Medway Dragons

Club information
- Full name: Medway Dragons Rugby League Football Club
- Nickname: Dragons
- Short name: Medway
- Colours: Blood and gold
- Founded: 30 November 2007; 18 years ago
- Website: medwaydragons

Current details
- Ground: The Garrison Stadium, Sally Port Gardens, Gillingham;
- Coach: Martin Coyd
- Competition: RLC London & South

= Medway Dragons =

English amateur rugby league club

Medway Dragons are a Rugby League club based in Gillingham, Kent. They compete in the London & The South Competitions.

==History==

Medway Dragons were founded on the evening of Friday 30 November 2007 at a meeting of 12 men in the, now re-purposed, Roseneath public house in Arden Street, Gillingham. The original plan for two teams at Under 11 and Under 13 was soon surpassed with five teams in the first season.

The primary objective of the club is to provide playing and volunteering opportunities for all in the community. As well as the Primary, Junior and Men's sections, the club operate Masters and Wheelchair teams. For a period of time, the club also ran Handball and Netball sections.
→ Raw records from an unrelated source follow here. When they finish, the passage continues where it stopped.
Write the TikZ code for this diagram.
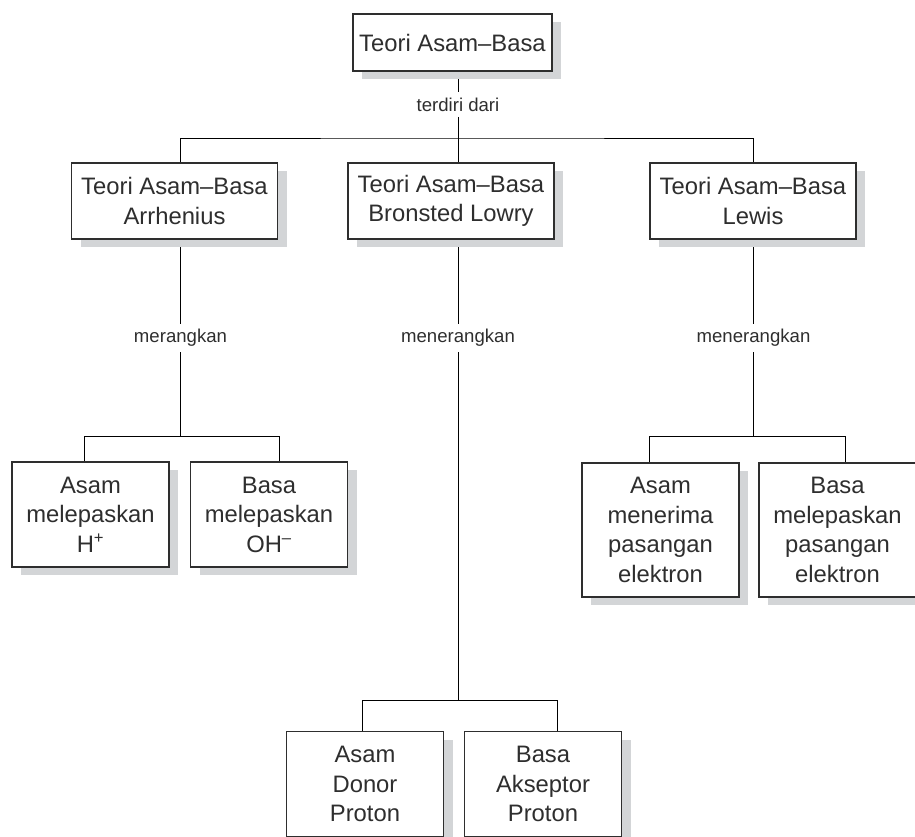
\documentclass[tikz,border=0pt]{standalone}
\usepackage{fontspec}
\setmainfont{Liberation Sans}
\usepackage{tikz}
\usetikzlibrary{shadows,backgrounds}

\definecolor{inkgray}{HTML}{2E2E2E}
\definecolor{shadegray}{HTML}{D3D5D7}
\newcommand\boxfont{\fontsize{23.8}{29.5}\selectfont}
\newcommand\linkfont{\fontsize{18.6}{22}\selectfont}

\begin{document}
\begin{tikzpicture}[x=1pt,y=-1pt,color=inkgray,line width=1.2pt,
    theory/.style={draw, fill=white, align=center, font=\boxfont, inner sep=0pt,
      drop shadow={shadow xshift=9pt, shadow yshift=-8pt, fill=shadegray, opacity=1}},
    topbox/.style={theory, minimum width=199pt, minimum height=57pt},
    midbox/.style={theory, minimum width=206pt, minimum height=76pt},
    leafbox/.style={theory, minimum width=157pt, minimum height=105pt},
    tallbox/.style={theory, minimum width=157pt, minimum height=134pt},
    linkword/.style={font=\linkfont, inner sep=5pt}]
    \useasboundingbox (0,0) rectangle (915,837);

    % ---- Root ----
    \node[topbox] (top) at (452.5,42.5) {Teori Asam--Basa};
    \node[linkword] (lbTop) at (458,104.5) {terdiri dari};
    \coordinate (hubTop) at (458,138);

    % ---- Three theories ----
    \node[midbox] (arr) at (174.5,201) {Teori Asam--Basa\\Arrhenius};
    \node[midbox] (bl) at (451,201) {Teori Asam--Basa\\Bronsted Lowry};
    \node[midbox] (lew) at (753,201) {Teori Asam--Basa\\Lewis};

    \node[linkword] (lbArr) at (180.5,338) {merangkan};
    \node[linkword] (lbBl) at (458,338) {menerangkan};
    \node[linkword] (lbLew) at (753.5,338) {menerangkan};

    % ---- Arrhenius ----
    \node[leafbox] (arrA) at (90.5,514.5) {Asam\\melepaskan\\H\textsuperscript{+}};
    \node[leafbox] (arrB) at (269,514.5) {Basa\\melepaskan\\OH\textsuperscript{--}};
    \coordinate (arrL) at (84,436);
    \coordinate (arrR) at (279,436);

    % ---- Lewis ----
    \node[tallbox] (lewA) at (660.5,530) {Asam\\menerima\\pasangan\\elektron};
    \node[tallbox] (lewB) at (837.5,530) {Basa\\melepaskan\\pasangan\\elektron};
    \coordinate (lewL) at (649,436);
    \coordinate (lewR) at (845,436);

    % ---- Bronsted Lowry ----
    \node[leafbox] (blA) at (365,784) {Asam\\Donor\\Proton};
    \node[leafbox] (blB) at (543,784) {Basa\\Akseptor\\Proton};
    \coordinate (blL) at (362,700);
    \coordinate (blR) at (557,700);

    % ---- Connectors ----
    \begin{scope}[on background layer]
      \draw (top.south -| lbTop) -- (lbTop.north);
      \draw (lbTop.south) -- (hubTop);
      \draw (arr.north -| lbArr) |- (hubTop) -| (lew.north -| lbLew);
      \draw (hubTop) -- (hubTop |- bl.north);

      \draw (arr.south -| lbArr) -- (lbArr.north);
      \draw (lbArr.south) -- (lbArr.south |- arrL);
      \draw (arrA.north -| arrL) -- (arrL) -- (arrR) -- (arrB.north -| arrR);

      \draw (bl.south -| lbBl) -- (lbBl.north);
      \draw (lbBl.south) -- (lbBl.south |- blL);
      \draw (blA.north -| blL) -- (blL) -- (blR) -- (blB.north -| blR);

      \draw (lew.south -| lbLew) -- (lbLew.north);
      \draw (lbLew.south) -- (lbLew.south |- lewL);
      \draw (lewA.north -| lewL) -- (lewL) -- (lewR) -- (lewB.north -| lewR);
    \end{scope}
\end{tikzpicture}
\end{document}
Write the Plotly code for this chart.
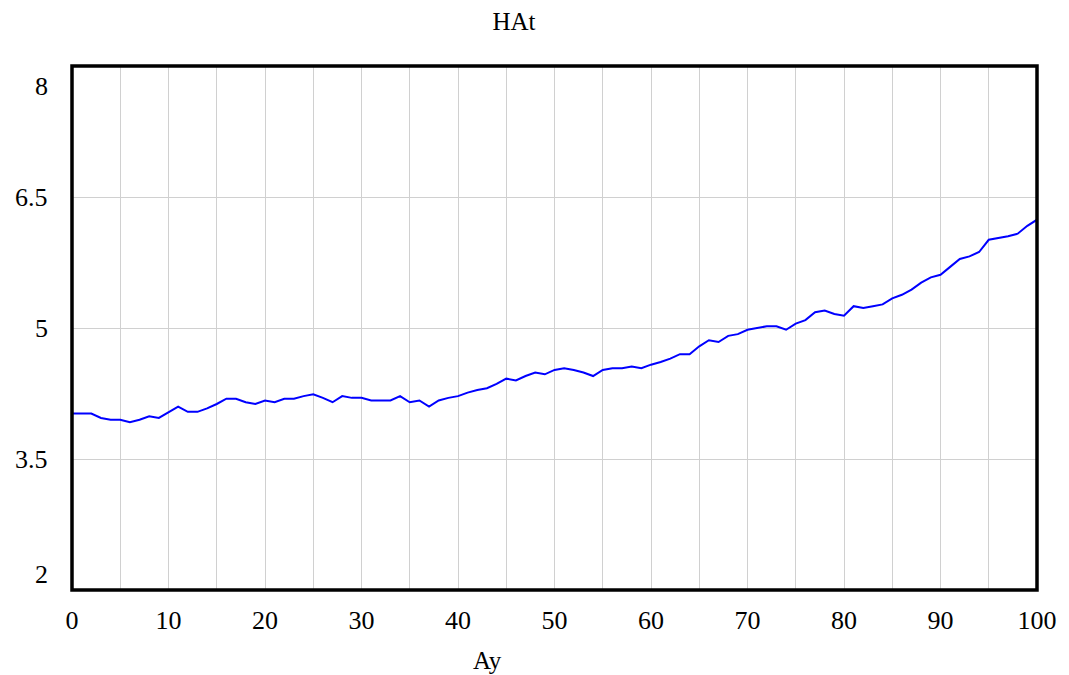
import plotly.graph_objects as go

# Yearly values of HAt over the 100-year horizon
years = list(range(0, 101))
hat = [
    4.02, 4.02, 4.02, 3.97, 3.95, 3.95, 3.92, 3.95, 3.99, 3.97,
    4.04, 4.10, 4.04, 4.04, 4.08, 4.13, 4.19, 4.19, 4.15, 4.13,
    4.17, 4.15, 4.19, 4.19, 4.22, 4.24, 4.20, 4.15, 4.22, 4.20,
    4.20, 4.17, 4.17, 4.17, 4.22, 4.15, 4.17, 4.10, 4.17, 4.20,
    4.22, 4.26, 4.29, 4.31, 4.36, 4.42, 4.40, 4.45, 4.49, 4.47,
    4.52, 4.54, 4.52, 4.49, 4.45, 4.52, 4.54, 4.54, 4.56, 4.54,
    4.58, 4.61, 4.65, 4.70, 4.70, 4.79, 4.86, 4.84, 4.91, 4.93,
    4.98, 5.00, 5.02, 5.02, 4.98, 5.05, 5.09, 5.18, 5.20, 5.16,
    5.14, 5.25, 5.23, 5.25, 5.27, 5.34, 5.38, 5.44, 5.52, 5.58,
    5.61, 5.70, 5.79, 5.82, 5.87, 6.01, 6.03, 6.05, 6.08, 6.17,
    6.24,
]

y_ticks = [2, 3.5, 5, 6.5, 8]
y_tick_text = ["2", "3.5", "5", "6.5", "8"]
x_ticks = [0, 10, 20, 30, 40, 50, 60, 70, 80, 90, 100]

FONT = "Liberation Serif"
GRID = "#d0d0d0"
TICK_SIZE = 26
TITLE_SIZE = 25

fig = go.Figure()
fig.add_trace(go.Scatter(
    x=years, y=hat, mode="lines",
    line=dict(color="#0000ff", width=2),
    showlegend=False,
))

fig.update_layout(
    width=1069, height=675,
    margin=dict(l=72, r=32, t=66, b=85),
    paper_bgcolor="white", plot_bgcolor="white",
    font=dict(family=FONT, color="black"),
    title=dict(text="HAt", x=514 / 1069, xanchor="center", y=1 - 21 / 675,
               yanchor="middle", font=dict(family=FONT, size=TITLE_SIZE, color="black")),
)

fig.update_xaxes(
    range=[0, 100], tickvals=x_ticks, ticks="", showline=False, zeroline=False,
    showgrid=True, gridcolor=GRID, gridwidth=1,
    minor=dict(dtick=5, tick0=0, showgrid=True, gridcolor=GRID, gridwidth=1, ticks=""),
    tickfont=dict(family=FONT, size=TICK_SIZE, color="black"),
    ticklabelstandoff=12,
)
fig.update_yaxes(
    range=[2, 8], tickvals=[3.5, 5, 6.5], showticklabels=False, ticks="",
    showline=False, zeroline=False, showgrid=True, gridcolor=GRID, gridwidth=1,
)

# Value-axis labels; the end labels sit just inside the frame
shifts = {2: 16, 8: -20}
for v, t in zip(y_ticks, y_tick_text):
    fig.add_annotation(
        x=0, xref="paper", y=v, yref="y", text=t, showarrow=False,
        xanchor="right", yanchor="middle", xshift=-22, yshift=shifts.get(v, 0),
        font=dict(family=FONT, size=TICK_SIZE, color="black"),
    )

# Horizontal axis title
fig.add_annotation(
    x=(487 - 72) / 965, xref="paper", y=-(660 - 590) / 524, yref="paper",
    text="Ay", showarrow=False, xanchor="center", yanchor="middle",
    font=dict(family=FONT, size=TITLE_SIZE, color="black"),
)

# Heavy frame round the plot area
fig.add_shape(type="rect", xref="paper", yref="paper", x0=0, x1=1, y0=0, y1=1,
              line=dict(color="black", width=3.5), layer="above")

fig.write_html("out.html")
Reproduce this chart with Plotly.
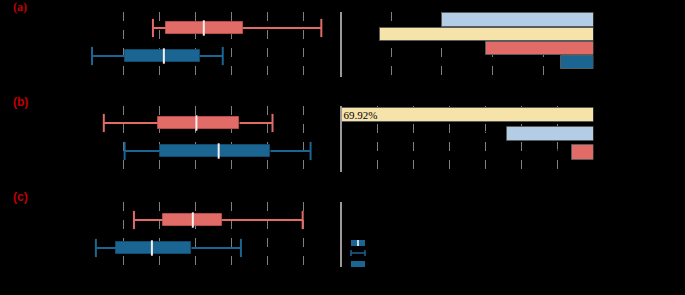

Medway Dragons launched an open-age team in 2011 and joined the London & South Division of the Rugby League Conference finishing sixth.

In 2012, the team finished 3rd in the South East Regional League of the Rugby League Conference, reaching the play-offs for the first time ever. They were beaten in the semi-final play-offs by Southampton Spitfires 32–14.

In 2013, Dragons finished top of the South East Regional League, before defeating Sussex Merlins 88–6 in the semi-final play-offs. In the Grand Final on Saturday 17 August, Medway Dragons played United Services Portsmouth Navy Seahawks at Medway Park Sports Centre and were defeated 22–27.

The Dragons announced former London Broncos head coach, Rob Powell, as head coach with a plan to become semi-professional and join the Championship One being the only Kent side to play professional rugby league since Kent Invicta.

This period brought huge improvement to the playing standards of the senior teams in the club and Medway Dragons with the First Grade (under Rob Powell) and Under 17 (under Martin Coyd) winning Premierships in 2014 and 2016 respectively. In 2014, the First Grade went on to beat Cornish Rebels before falling at the semi Final stage to London Chargers in the National Harry Jepson Trophy.

In 2021, Medway Dragons were crowned as Champions of The London Premier League as they beat Brixton Bulls 38–18 in the final on 18 September.

In 2023, Medway Dragons won the Harry Jepson Trophy overcoming the Midlands Champions Telford Raiders 46-30 on Saturday 16 September at Hemel Hempstead.

==Juniors==

Medway Dragons' juniors take part in the London Junior League.

==Wheelchair team==
In 2015, the wheelchair rugby league team competed in the Challenge Cup and lost to Halifax in the first round. Medway reached the semi-finals in 2016 and 2017 and were knocked out in the quarter-finals of the 2018 competition.